Principle:Tensorflow Serving Version Promotion And Rollback
| Knowledge Sources | |
|---|---|
| Domains | Version_Management, Reliability |
| Last Updated | 2026-02-13 17:00 GMT |
Overview
A version transition mechanism that orchestrates loading new model versions and unloading old ones according to a configurable policy that balances availability against resource consumption.
Description
Version promotion and rollback is managed by the AspiredVersionsManager, which uses an AspiredVersionPolicy to determine the ordering of load/unload operations during version transitions. Two policies are available:
- AvailabilityPreservingPolicy: Loads the new version first, then unloads the old one. Ensures zero downtime but temporarily requires resources for both versions.
- ResourcePreservingPolicy: Unloads the old version first, then loads the new one. Minimizes peak resource usage but creates a brief unavailability window.

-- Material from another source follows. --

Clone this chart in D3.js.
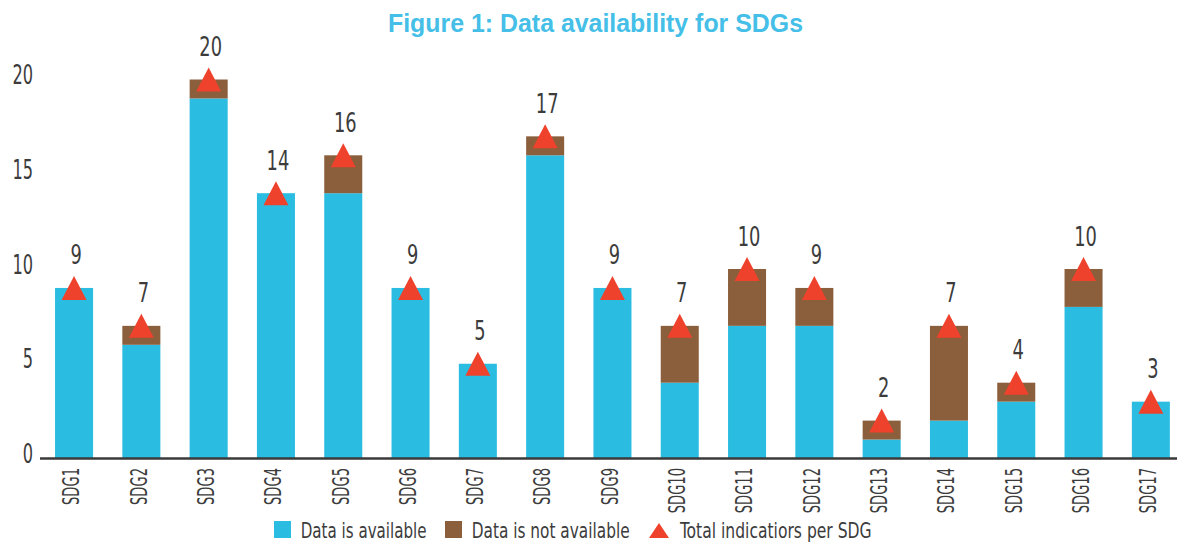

The manager runs a periodic background thread that evaluates aspired versions against currently loaded versions and executes the policy's recommended action.
Usage
Choose AvailabilityPreservingPolicy (default) for production systems where downtime is unacceptable. Choose ResourcePreservingPolicy when GPU/RAM constraints make it impossible to hold two versions simultaneously.
Theoretical Basis
# Abstract version transition logic (NOT real implementation)
def manage_versions_periodic():
for servable_name in aspired_versions_map:
current = get_loaded_versions(servable_name)
aspired = aspired_versions_map[servable_name]
snapshots = build_state_snapshots(current, aspired)
action = policy.get_next_action(snapshots)
if action.type == LOAD:
basic_manager.load(action.servable_id)
elif action.type == UNLOAD:
basic_manager.unload(action.servable_id)
# AvailabilityPreserving: LOAD new → UNLOAD old
# ResourcePreserving: UNLOAD old → LOAD new